Data records
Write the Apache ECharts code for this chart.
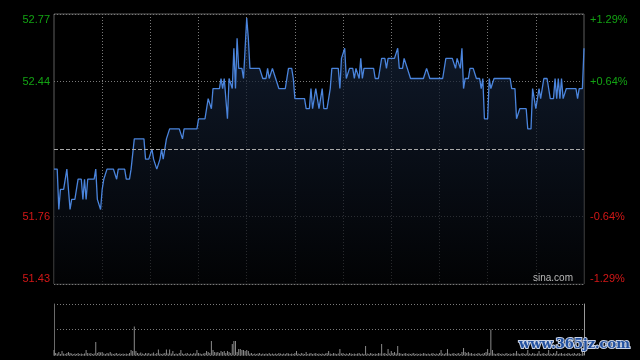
<!DOCTYPE html>
<html>
<head>
<meta charset="utf-8">
<script src="https://cdn.jsdelivr.net/npm/echarts@6/dist/echarts.min.js"></script>
<style>
html,body{margin:0;padding:0;background:#000;}
#c{width:640px;height:360px;}
</style>
</head>
<body>
<div id="c"></div>
<script>
// ---- data ----
const prevClose = 52.10;
const prices = [
52.00,52.00,52.00,51.80,51.90,51.90,51.90,51.90,52.00,52.00,
51.80,51.85,51.85,51.85,51.85,51.95,51.95,51.95,51.85,51.95,
51.85,51.95,51.95,51.95,51.95,51.95,52.00,51.85,51.85,51.80,
51.90,51.95,51.95,52.00,52.00,52.00,52.00,52.00,52.00,51.95,
52.00,52.00,52.00,52.00,52.00,51.95,51.95,51.95,52.00,52.00,
52.15,52.15,52.15,52.15,52.15,52.15,52.15,52.05,52.05,52.05,
52.05,52.10,52.05,52.05,52.00,52.00,52.05,52.10,52.05,52.05,
52.15,52.15,52.20,52.20,52.20,52.20,52.20,52.20,52.20,52.20,
52.15,52.20,52.20,52.20,52.20,52.20,52.20,52.20,52.20,52.20,
52.25,52.25,52.25,52.25,52.25,52.25,52.35,52.35,52.30,52.40,
52.40,52.40,52.40,52.40,52.45,52.40,52.45,52.45,52.25,52.45,
52.45,52.40,52.60,52.40,52.65,52.50,52.50,52.50,52.45,52.60,
52.75,52.65,52.50,52.50,52.50,52.50,52.50,52.50,52.50,52.50,
52.45,52.45,52.45,52.50,52.45,52.45,52.50,52.50,52.45,52.45,
52.40,52.40,52.40,52.40,52.40,52.40,52.50,52.50,52.50,52.45,
52.35,52.35,52.35,52.35,52.35,52.35,52.35,52.30,52.30,52.30,
52.40,52.30,52.30,52.40,52.40,52.30,52.30,52.40,52.30,52.30,
52.30,52.35,52.40,52.50,52.50,52.50,52.50,52.50,52.40,52.55,
52.55,52.60,52.45,52.45,52.50,52.50,52.50,52.45,52.50,52.50,
52.45,52.55,52.45,52.50,52.50,52.50,52.50,52.50,52.50,52.50,
52.45,52.45,52.45,52.45,52.55,52.55,52.55,52.50,52.55,52.55,
52.55,52.55,52.55,52.55,52.60,52.50,52.50,52.50,52.55,52.55,
52.50,52.50,52.45,52.45,52.45,52.45,52.45,52.45,52.45,52.45,
52.45,52.45,52.50,52.50,52.45,52.45,52.45,52.45,52.45,52.45,
52.45,52.45,52.45,52.45,52.55,52.55,52.55,52.55,52.55,52.55,
52.50,52.55,52.55,52.50,52.60,52.40,52.45,52.45,52.45,52.50,
52.50,52.50,52.50,52.45,52.45,52.45,52.40,52.45,52.25,52.25,
52.25,52.45,52.40,52.40,52.45,52.45,52.45,52.45,52.45,52.45,
52.45,52.45,52.45,52.45,52.45,52.40,52.40,52.40,52.25,52.25,
52.30,52.30,52.30,52.30,52.30,52.20,52.20,52.20,52.40,52.40,
52.30,52.30,52.40,52.35,52.35,52.45,52.45,52.45,52.45,52.35,
52.35,52.35,52.45,52.35,52.45,52.35,52.45,52.35,52.35,52.40,
52.40,52.40,52.40,52.40,52.40,52.40,52.35,52.40,52.40,52.40,
52.60
];
// volume, thousand shares
const volumes = [
10,4,3,6,2,8,3,2,4,6,
4,3,2,3,2,4,2,3,2,3,
10,4,3,4,2,3,26,4,6,5,
6,3,2,4,3,6,3,2,3,4,
2,3,2,3,2,3,2,4,10,8,
57,8,4,3,5,3,2,4,3,4,
2,3,5,2,4,11,3,2,3,4,
11,3,11,3,8,2,3,2,4,10,
3,2,3,4,2,3,2,4,3,10,
4,3,2,3,4,8,6,4,28,10,
6,5,6,4,8,6,8,4,8,6,
4,22,28,28,6,12,12,10,10,8,
10,8,3,4,2,3,2,3,4,2,
3,2,3,2,4,2,3,2,3,2,
4,3,2,3,2,4,3,2,3,2,
4,8,3,2,4,3,2,6,2,3,
4,2,3,4,2,3,2,3,2,3,
4,8,3,2,4,3,2,3,12,3,
4,2,3,2,4,3,2,3,2,3,
4,2,3,2,18,3,2,4,3,2,
3,2,4,3,22,3,4,2,12,3,
8,4,6,3,18,4,3,2,3,4,
2,3,2,3,4,2,3,2,3,2,
4,3,2,3,2,3,4,2,3,2,
4,10,3,2,4,12,3,2,3,4,
2,3,4,2,6,14,6,4,6,3,
4,2,3,2,4,3,2,3,4,6,
12,4,51,10,3,2,3,4,2,3,
2,3,4,2,3,2,4,3,8,3,
2,3,4,2,3,10,3,2,4,3,
2,3,8,2,3,4,2,3,10,3,
2,4,3,8,2,3,4,2,3,2,
4,3,2,3,4,2,3,4,2,6,
4
];
const leftTickLabels = ['51.43', '51.76', '', '52.44', '52.77'];
const rightTickLabels = ['-1.29%', '-0.64%', '', '+0.64%', '+1.29%'];
const devMin = -67, devMax = 67, devStep = 33.5; // price deviation from prev close, in cents

// time categories (HK session 09:30-12:00, 13:01-16:00)
function hm(m){const h=Math.floor(m/60),mm=m%60;return (h<10?'0':'')+h+':'+(mm<10?'0':'')+mm;}
const times = [];
for (let m = 570; m <= 720; m++) times.push(hm(m));
for (let m = 781; m <= 960; m++) times.push(hm(m));

const devData = prices.map(p => Math.round((p - prevClose) * 10000) / 100);

const UP = '#13a313', DOWN = '#d41717';
const FONT = '"Liberation Sans", Arial, sans-serif';
function tickIdx(v){ return Math.round((Number(v) - devMin) / devStep); }

const chart = echarts.init(document.getElementById('c'), null, {renderer: 'canvas'});
chart.setOption({
  backgroundColor: '#000',
  animation: false,
  grid: [
    {left: 54, right: 56, top: 14, height: 270, show: true, borderColor: '#5e5e5e', borderWidth: 1, backgroundColor: 'transparent'},
    {left: 54, right: 56, top: 304, height: 51}
  ],
  xAxis: [
    {type: 'category', gridIndex: 0, data: times, boundaryGap: false,
     axisLine: {show: false}, axisTick: {show: false}, axisLabel: {show: false},
     splitLine: {show: true, interval: (i) => i > 0 && i < 330 && i % 30 === 0,
                 lineStyle: {color: '#7a7a7a', type: [1, 2], width: 1}}},
    {type: 'category', gridIndex: 1, data: times, boundaryGap: false,
     axisLine: {show: true, lineStyle: {color: '#6a6a6a', type: [1, 2]}}, axisTick: {show: false}, axisLabel: {show: false},
     splitLine: {show: false}}
  ],
  yAxis: [
    {type: 'value', gridIndex: 0, min: devMin, max: devMax, interval: devStep, position: 'left',
     axisLine: {show: false}, axisTick: {show: false},
     splitLine: {show: true, lineStyle: {color: '#7a7a7a', type: [1, 2], width: 1}},
     axisLabel: {fontSize: 11, fontFamily: FONT, margin: 4,
       formatter: (v) => leftTickLabels[tickIdx(v)] || '',
       color: (v) => Number(v) > 0 ? UP : DOWN,
       verticalAlignMinLabel: 'bottom', verticalAlignMaxLabel: 'top'}},
    {type: 'value', gridIndex: 0, min: devMin, max: devMax, interval: devStep, position: 'right',
     axisLine: {show: false}, axisTick: {show: false}, splitLine: {show: false},
     axisLabel: {fontSize: 11, fontFamily: FONT, margin: 6,
       formatter: (v) => rightTickLabels[tickIdx(v)] || '',
       color: (v) => Number(v) > 0 ? UP : DOWN,
       verticalAlignMinLabel: 'bottom', verticalAlignMaxLabel: 'top'}},
    {type: 'value', gridIndex: 1, min: 0, max: 102, interval: 51, position: 'left',
     axisLine: {show: true, lineStyle: {color: '#6a6a6a'}}, axisTick: {show: false}, axisLabel: {show: false},
     splitLine: {show: true, lineStyle: {color: '#7a7a7a', type: [1, 2]}}},
    {type: 'value', gridIndex: 1, min: 0, max: 102, interval: 51, position: 'right',
     axisLine: {show: true, lineStyle: {color: '#9a9a9a'}}, axisTick: {show: false}, axisLabel: {show: false},
     splitLine: {show: false}}
  ],
  series: [
    {type: 'line', xAxisIndex: 0, yAxisIndex: 0, data: devData, symbol: 'none', smooth: false,
     lineStyle: {color: '#4a84dc', width: 1.3},
     areaStyle: {origin: 'start', color: new echarts.graphic.LinearGradient(0, 0, 0, 1, [
       {offset: 0, color: '#17263f'}, {offset: 1, color: '#030406'}])},
     markLine: {silent: true, symbol: 'none', label: {show: false},
       lineStyle: {color: '#a8a8a8', type: [4, 2], width: 1},
       data: [{yAxis: 0}]},
     z: 3},
    {type: 'bar', xAxisIndex: 1, yAxisIndex: 2, data: volumes, barWidth: 1,
     itemStyle: {color: '#8a8a8a'}}
  ],
  graphic: [
    {type: 'text', right: 67, top: 273, style: {text: 'sina.com', fill: '#b8b8b8', font: '10px ' + FONT}, z: 100},
    {type: 'text', left: 518, top: 337, style: {text: 'www.365jz.com', fill: '#22509f',
      stroke: '#c8d2e6', lineWidth: 2, font: 'bold 13px "DejaVu Serif", serif'}, z: 100}
  ]
});
</script>
</body>
</html>
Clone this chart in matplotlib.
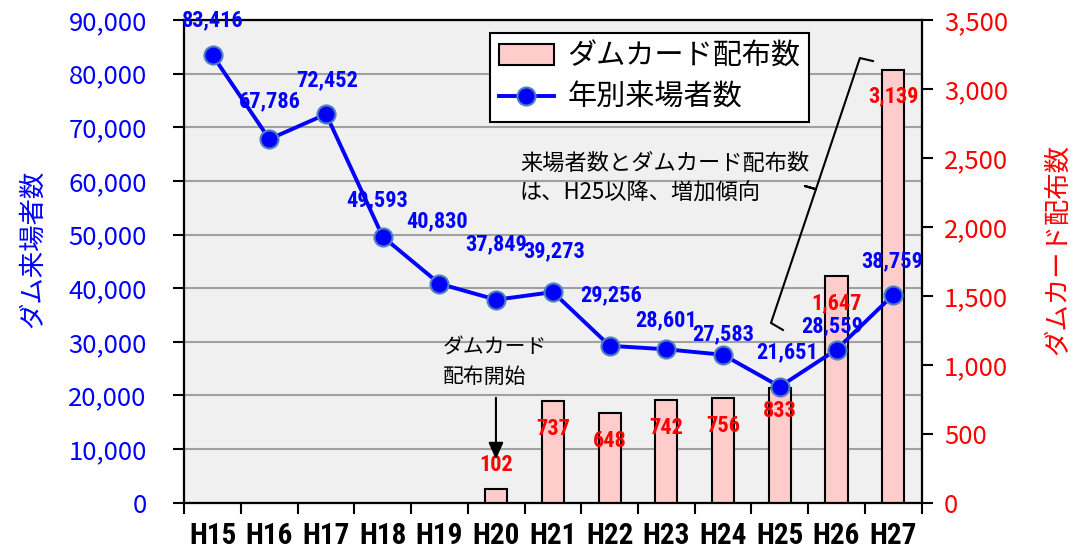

• **PROBLEM REQUIREMENTS**:
Pick every line with "this" in it and copy it.

• **WORKED SOLUTION**:
Write the Apache ECharts code for this chart.
Clone this chart in matplotlib.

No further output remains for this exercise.